There are practical pitfalls as well. The buildings are a motley lot, left in various states of disrepair: Some are untouched, some partly fixed and boarded up, and some have been gutted. And at this point, nobody knows exactly how many properties are involved–or who lives in them.

At a raucous meeting last Wednesday, top HUD representatives, Harlem pols, and representatives from Abyssinian presented the plan to about a hundred frustrated and skeptical Harlem tenants and local activists. The officials, pledging repeatedly that no tenant would be evicted, also promised to quickly address all the buildings’ maintenance problems.

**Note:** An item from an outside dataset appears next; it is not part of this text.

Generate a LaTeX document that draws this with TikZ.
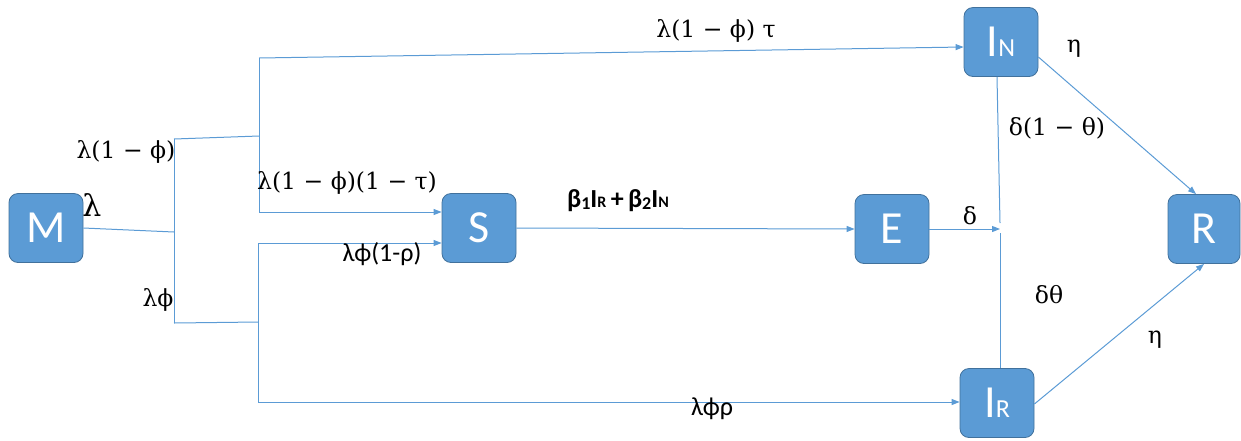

The deal–and those promises–are impressive, says Elizabeth Kane of the Westside SRO Law Project, which initially discovered the scam. But she worries that even as housing officials and politicians promise that no tenant will be ousted, the devil is in the details. In reality, they have no way to enforce that promise until HUD takes over the buildings, and even then the going could get very complicated. “There’s an enormous amount of work ahead of us to make sure it’s implemented in a way that’s as good as its word,” she said.